Both Fontenay and Gorman also pointed the finger at Rayburn and the convention managers, who clearly stacked the proceedings against Kefauver. Fontenay called Rayburn “one of several major factors in [Kefauver’s] ultimate loss of the nomination. Repeatedly, at key points in the proceedings, Rayburn’s handling of the gavel meant the difference between success and failure for the strategy of the Kefauver forces.” Gorman agreed that Rayburn “used every parliamentary trick possible to block any move that was regarded as favorable to Kefauver[.]” When Kefauver went on television to ask people to send telegrams supporting him to the delegates, the people did – but according to Fontenay’s account, the convention managers never delivered those telegrams.

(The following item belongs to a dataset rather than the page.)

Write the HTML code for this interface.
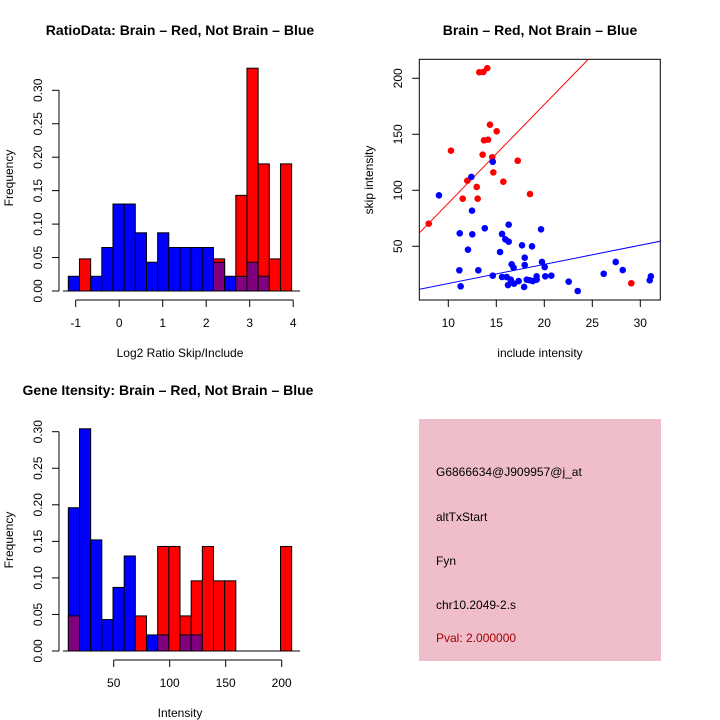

Truman’s hostility to Kefauver certainly didn’t help. While it’s unclear how much the outgoing president directly intervened to shift the convention in Stevenson’s direction, he had made it abundantly clear that the Illinois governor – and definitely not the senator from Tennessee – was his preferred successor.

Finally, there was the fact that Stevenson himself was popular with the party regulars. It was pure coincidence that since the convention was in Chicago, Stevenson – as the home-state governor – got to give the opening speech. But that speech reminded the delegates of how much they liked him. Stevenson was also considered a moderate, and thus acceptable to all the major party blocs. Gorman concluded that “it is doubtful whether anti-Kefauver leaders could have assembled a successful coalition on behalf of any candidate other than Stevenson.”
Understandably, Kefauver took his convention defeat hard. Back home in Tennessee, he struggled to sleep at night, agonizing over whether he could have done things differently. Soon enough, though, he was able to shake it off and get back to work – and set his eyes on 1956.